--- Begin Material provided ---

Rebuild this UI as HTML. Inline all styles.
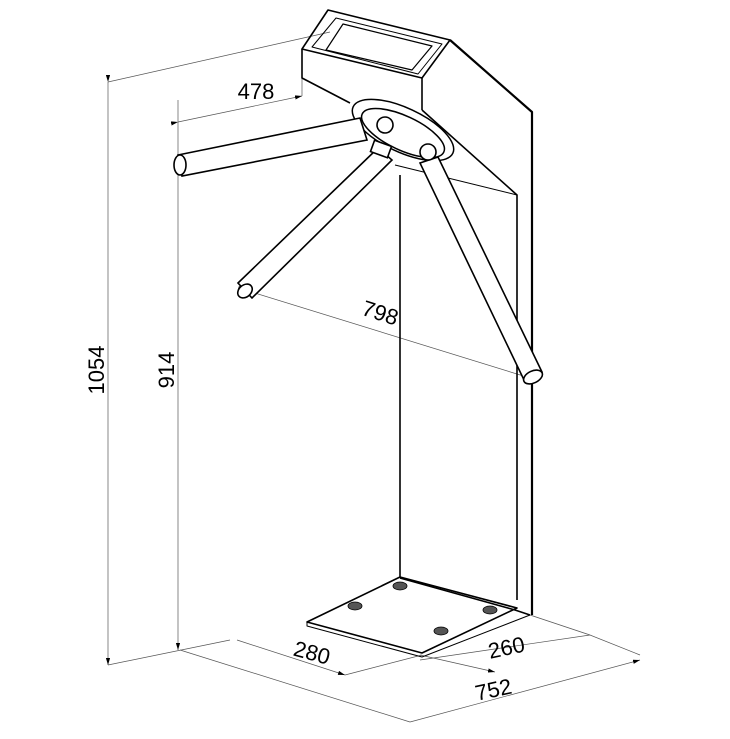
<!DOCTYPE html>
<html><head><style>html,body{margin:0;padding:0;background:#fff}svg{display:block}</style></head>
<body>
<svg width="730" height="739" viewBox="0 0 730 739" xmlns="http://www.w3.org/2000/svg" font-family="Liberation Sans, sans-serif">
<defs><marker id="a" markerWidth="10" markerHeight="6" refX="10" refY="3" orient="auto"><path d="M0,0 L10,3 L0,6 z" fill="#000"/></marker></defs>
<!-- dimension thin lines -->
<g stroke="#555" stroke-width="0.7" fill="none">
<line x1="108" y1="82" x2="330" y2="32"/>
<line x1="108" y1="665" x2="230" y2="640"/>
<line x1="108" y1="82" x2="108" y2="665" marker-start="url(#a)" marker-end="url(#a)"/>
<line x1="178" y1="100" x2="178" y2="650" marker-end="url(#a)"/>
<line x1="178" y1="122" x2="302" y2="96" marker-start="url(#a)" marker-end="url(#a)"/>
<line x1="302" y1="70" x2="302" y2="96"/>
<line x1="245" y1="290" x2="530" y2="378" marker-start="url(#a)" marker-end="url(#a)"/>
<line x1="180" y1="650" x2="410" y2="722"/>
<line x1="410" y1="722" x2="640" y2="660" marker-end="url(#a)"/>
<line x1="237" y1="640" x2="345" y2="675" marker-end="url(#a)"/>
<line x1="345" y1="675" x2="422" y2="655"/>
<line x1="420" y1="660" x2="590" y2="635"/>
<line x1="590" y1="635" x2="640" y2="655"/>
<line x1="420" y1="655" x2="495" y2="672" marker-end="url(#a)"/>
<line x1="530" y1="615" x2="590" y2="635"/>
</g>
<g fill="#000" font-size="22">
<text x="108" y="370" transform="rotate(-90 108 370)" text-anchor="middle" dy="-4">1054</text>
<text x="178" y="370" transform="rotate(-90 178 370)" text-anchor="middle" dy="-4">914</text>
<text x="256" y="99" text-anchor="middle">478</text>
<text x="378" y="320" transform="rotate(18 378 320)" text-anchor="middle">798</text>
<text x="310" y="660" transform="rotate(15 310 660)" text-anchor="middle">280</text>
<text x="508" y="655" transform="rotate(-12 508 655)" text-anchor="middle">260</text>
<text x="495" y="697" transform="rotate(-12 495 697)" text-anchor="middle">752</text>
</g>
<!-- body -->
<g stroke="#000" stroke-width="1.6" fill="none" stroke-linejoin="round">
<path d="M328,10 L450,40 L422,78 L302,49 Z"/>
<path d="M336,18 L442,44 L418,74 L312,47 Z" stroke-width="1"/>
<path d="M343,24 L432,46 L412,70 L326,50 Z" stroke-width="1.2"/>
<path d="M302,49 L302,78 L350,103"/>
<path d="M422,78 L422,110"/>
<path d="M450,40 L532,112 L532,615" stroke-width="2.2"/>
<path d="M422,110 L517,195 L517,600"/>
<path d="M400,175 L400,578"/>
<path d="M400,578 L515,610 L530,615"/>
<path d="M307,622 L400,577 L517,608 L422,653 Z"/>
<path d="M307,622 L307,626 L422,657 L530,615" stroke-width="1"/>
<path d="M395,165 L517,195" stroke-width="1"/>
</g>
<g fill="#555" stroke="#000" stroke-width="0.8">
<ellipse cx="355" cy="606" rx="7" ry="4"/><ellipse cx="400" cy="586" rx="7" ry="4"/>
<ellipse cx="490" cy="610" rx="7" ry="4"/><ellipse cx="441" cy="631" rx="7" ry="4"/>
</g>
<!-- hub -->
<g stroke="#000" stroke-width="1.5" fill="#fff">
<ellipse cx="403" cy="130" rx="55" ry="22" transform="rotate(25 403 130)"/>
<ellipse cx="403" cy="133" rx="45" ry="17" transform="rotate(25 403 133)"/>
</g>
<!-- arms -->
<g stroke="#000" stroke-width="1.6" fill="#fff">
<path d="M178,155 L360,118 L367,140 L182,176 Z"/>
<ellipse cx="180" cy="165" rx="6" ry="10"/>
<path d="M238,283 L378,148 L392,160 L252,298 Z"/>
<ellipse cx="245" cy="291" rx="8" ry="6" transform="rotate(-40 245 291)"/>
<path d="M420,163 L438,157 L542,372 L524,380 Z"/>
<ellipse cx="533" cy="377" rx="10" ry="6" transform="rotate(-25 533 377)"/>
<circle cx="385" cy="125" r="8"/><circle cx="428" cy="152" r="8"/>
<rect x="372" y="143" width="18" height="12" transform="rotate(20 381 149)"/>
</g>
</svg>
</body></html>
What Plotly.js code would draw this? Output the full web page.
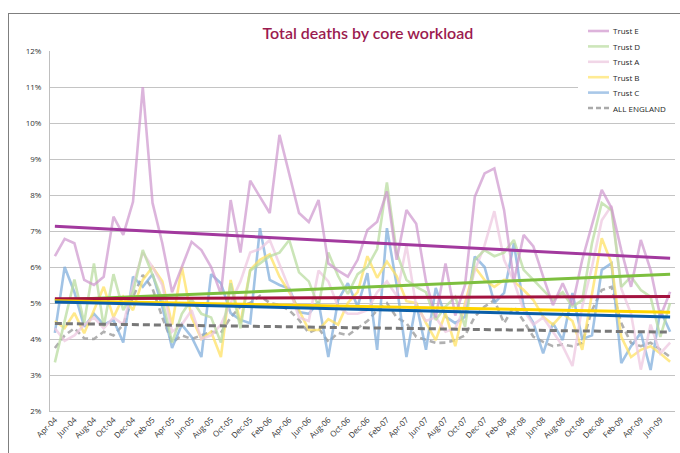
<!DOCTYPE html>
<html>
<head>
<meta charset="utf-8">
<script src="https://cdn.plot.ly/plotly-3.0.1.min.js"></script>
<style>
  html, body { margin: 0; padding: 0; background: #fff; }
  #wrap { position: relative; width: 680px; height: 453px; overflow: hidden; }
  #frame { position: absolute; left: 8px; top: 13px; width: 700px; height: 500px; border: 1.5px solid #7f7f7f; box-sizing: border-box; }
  #chart { position: absolute; left: 0; top: 0; width: 680px; height: 453px; }
</style>
</head>
<body>
<div id="wrap">
  <div id="frame"></div>
  <div id="chart"></div>
</div>
<script>
const months = ['Apr-04','May-04','Jun-04','Jul-04','Aug-04','Sep-04','Oct-04','Nov-04','Dec-04','Jan-05','Feb-05','Mar-05',
  'Apr-05','May-05','Jun-05','Jul-05','Aug-05','Sep-05','Oct-05','Nov-05','Dec-05','Jan-06','Feb-06','Mar-06',
  'Apr-06','May-06','Jun-06','Jul-06','Aug-06','Sep-06','Oct-06','Nov-06','Dec-06','Jan-07','Feb-07','Mar-07',
  'Apr-07','May-07','Jun-07','Jul-07','Aug-07','Sep-07','Oct-07','Nov-07','Dec-07','Jan-08','Feb-08','Mar-08',
  'Apr-08','May-08','Jun-08','Jul-08','Aug-08','Sep-08','Oct-08','Nov-08','Dec-08','Jan-09','Feb-09','Mar-09',
  'Apr-09','May-09','Jun-09','Jul-09'];

const trustE = [6.3,6.78,6.66,5.64,5.5,5.73,7.4,6.89,7.81,11.0,7.78,6.66,
  5.3,6.0,6.7,6.47,6.0,5.25,7.86,6.4,8.4,7.95,7.5,9.67,
  8.6,7.5,7.25,7.86,6.1,5.9,5.73,6.2,7.03,7.26,8.1,6.2,
  7.58,7.2,5.6,4.6,6.1,4.65,5.5,7.95,8.6,8.74,7.58,5.6,
  6.89,6.57,5.73,4.94,5.55,4.94,6.2,7.2,8.14,7.64,6.47,5.45,
  6.75,5.92,4.62,5.31];
const trustD = [3.35,4.5,5.65,4.45,6.1,4.35,5.8,4.8,5.3,6.47,5.8,5.1,
  3.9,4.7,5.1,4.7,4.6,3.9,5.55,4.3,5.9,6.1,6.3,6.4,
  6.75,5.85,5.6,4.9,6.4,5.75,5.25,5.8,6.0,6.5,8.35,6.4,
  5.64,5.45,5.3,4.53,4.9,5.17,4.34,6.2,6.47,6.3,6.4,6.75,
  5.92,5.64,5.36,5.08,5.3,4.9,5.08,6.66,7.78,7.58,5.45,5.73,
  5.36,5.17,4.06,5.0];
const trustA = [4.3,3.95,4.1,4.4,4.6,4.3,4.6,4.4,5.5,6.4,6.0,5.5,
  4.2,4.4,4.8,4.0,4.1,4.4,5.0,5.6,6.4,6.5,6.75,6.1,
  5.4,4.6,4.5,5.9,5.6,4.9,4.7,4.7,4.8,5.3,5.6,5.2,
  6.6,4.9,4.5,4.6,4.2,4.3,4.9,5.9,6.6,7.55,6.2,5.6,
  4.8,4.4,4.6,4.2,3.8,3.25,4.9,6.0,7.3,7.7,5.4,4.7,
  3.15,4.4,3.6,3.9];
const trustB = [4.5,4.3,4.72,4.16,4.8,5.45,4.6,5.17,4.8,5.64,6.0,5.6,
  4.4,6.0,4.6,4.0,4.2,3.5,5.64,4.44,5.92,6.2,6.35,5.73,
  5.3,4.8,4.25,4.25,4.55,4.4,5.0,5.3,6.3,5.7,6.15,5.75,
  5.05,5.0,4.45,3.97,4.72,3.8,5.0,6.0,5.64,5.45,5.64,5.6,
  5.36,5.08,4.62,4.4,4.7,4.5,3.7,5.3,6.8,6.1,4.06,3.5,
  3.7,3.8,3.6,3.37];
const trustC = [4.17,6.0,5.3,4.34,4.7,4.4,4.53,3.9,5.73,5.45,5.8,4.9,
  3.75,4.4,4.06,3.5,5.8,5.55,4.72,4.53,4.44,7.08,5.64,5.5,
  5.4,4.75,4.7,5.03,3.5,5.08,5.55,4.9,5.83,3.7,7.08,5.5,
  3.5,5.0,3.7,5.42,4.62,4.44,4.62,6.29,6.0,5.0,5.28,6.66,
  4.9,4.44,3.6,4.44,3.97,5.28,4.0,4.1,5.92,6.1,3.33,3.8,
  4.17,3.14,4.8,4.2];
const allEngland = [3.75,4.1,4.3,4.02,4.0,4.2,4.1,4.4,5.17,5.78,5.4,4.6,
  3.9,4.1,4.0,4.1,4.2,4.17,4.6,4.9,5.0,5.2,5.0,4.94,
  4.8,4.53,4.17,4.3,3.92,4.17,4.1,4.3,4.5,4.8,5.0,4.6,
  4.44,4.06,3.97,3.89,3.9,3.97,4.1,4.62,4.9,5.08,4.44,4.9,
  4.5,4.06,3.92,3.8,3.85,3.8,3.89,4.8,5.36,5.45,4.44,3.89,
  3.8,3.9,3.7,3.5];

// linear trend lines: [value at first month, value at last month]
const trendE = [7.13, 6.24];
const trendD = [5.08, 5.80];
const trendA = [5.12, 5.18];
const trendB = [5.06, 4.74];
const trendC = [5.03, 4.61];
const trendEngland = [4.43, 4.19];

const legendNames = ['Trust E', 'Trust D', 'Trust A', 'Trust B', 'Trust C', 'ALL ENGLAND'];

const tickLabels = months.filter((m, i) => i % 2 === 0);
const idx = months.map((m, i) => i);
const tickIdx = idx.filter(i => i % 2 === 0);
const ends = [0, months.length - 1];

const styles = {
  'Trust E': { color: 'rgba(205,150,205,0.7)', dash: 'solid', legend: '#DDB3DB' },
  'Trust D': { color: 'rgba(185,220,160,0.75)', dash: 'solid', legend: '#CDE6BA' },
  'Trust A': { color: 'rgba(238,200,224,0.75)', dash: 'solid', legend: '#F1D6E7' },
  'Trust B': { color: 'rgba(255,225,100,0.75)', dash: 'solid', legend: '#FFEB94' },
  'Trust C': { color: 'rgba(130,175,220,0.75)', dash: 'solid', legend: '#A9C8E8' },
  'ALL ENGLAND': { color: 'rgba(150,150,150,0.75)', dash: '6px,4px', legend: '#AAAAAA' }
};

function series(name, y) {
  const s = styles[name];
  return { type: 'scatter', mode: 'lines', name: name, x: idx, y: y, showlegend: false,
    line: { color: s.color, width: 2.6, dash: s.dash }, hoverinfo: 'skip' };
}
function trend(y, color, dash) {
  return { type: 'scatter', mode: 'lines', x: ends, y: y, showlegend: false,
    line: { color: color, width: 3, dash: dash || 'solid' }, hoverinfo: 'skip' };
}

const data = [
  series('ALL ENGLAND', allEngland),
  series('Trust C', trustC),
  series('Trust B', trustB),
  series('Trust A', trustA),
  series('Trust D', trustD),
  series('Trust E', trustE),
  trend(trendEngland, '#787878', '7px,4px'),
  trend(trendD, '#7DBF3F'),
  trend(trendA, '#A3123F'),
  trend(trendB, '#FFD500'),
  trend(trendC, '#0B5EA8'),
  trend(trendE, '#A2399E')
];

// custom legend (pixel layout converted to paper coordinates)
const L = 50, W = 625, B = 411, H = 360;
const px = v => (v - L) / W;
const py = v => (B - v) / H;
const shapes = [
  { type: 'rect', xref: 'paper', yref: 'paper', x0: px(578), x1: px(690), y0: py(119), y1: py(18),
    fillcolor: '#ffffff', line: { width: 0 }, layer: 'above' }
];
const annotations = [];
legendNames.forEach((n, i) => {
  const yy = 31 + 15.4 * i;
  const s = styles[n];
  shapes.push({ type: 'line', xref: 'paper', yref: 'paper', x0: px(588), x1: px(609), y0: py(yy), y1: py(yy),
    line: { color: s.legend, width: 2.6, dash: n === 'ALL ENGLAND' ? '5px,3px' : 'solid' }, layer: 'above' });
  annotations.push({ xref: 'paper', yref: 'paper', x: px(611), y: py(yy), xanchor: 'left', yanchor: 'middle',
    text: n, showarrow: false, font: { size: 8, color: '#262626' } });
});

const layout = {
  width: 680, height: 453,
  margin: { l: 50, r: 5, t: 51, b: 42 },
  paper_bgcolor: 'rgba(0,0,0,0)',
  plot_bgcolor: 'rgba(0,0,0,0)',
  showlegend: false,
  title: { text: 'Total deaths by core workload', x: 0.541, xanchor: 'center', y: 0.927, yanchor: 'middle',
    font: { family: 'Lato, "Open Sans", sans-serif', size: 16, color: '#9B1B4F', weight: 600 } },
  font: { family: '"Liberation Sans Narrow", "Open Sans", sans-serif', size: 8, color: '#333333' },
  xaxis: {
    range: [-0.5, 63.5], tickvals: tickIdx, ticktext: tickLabels, tickangle: -45,
    showgrid: false, zeroline: false, showline: true, linecolor: '#BFBFBF', linewidth: 1,
    ticks: '', tickfont: { size: 8, color: '#333333' }, fixedrange: true
  },
  yaxis: {
    range: [2, 12], dtick: 1, tick0: 2, ticksuffix: '%', showgrid: true, gridcolor: '#C4C4C4', gridwidth: 1,
    zeroline: false, showline: true, linecolor: '#BFBFBF', linewidth: 1,
    ticks: 'outside', ticklen: 6, tickcolor: 'rgba(0,0,0,0)', tickfont: { size: 8, color: '#333333' }, fixedrange: true
  },
  shapes: shapes,
  annotations: annotations
};

Plotly.newPlot('chart', data, layout, { staticPlot: true, displayModeBar: false });
</script>
</body>
</html>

--- End Material provided ---

### [Written task]
Gather up every line from the listing above in which the word "this" occurs.

### [Written response]
Rebuild this UI as HTML. Inline all styles.
What Plotly.js code would draw this? Output the full web page.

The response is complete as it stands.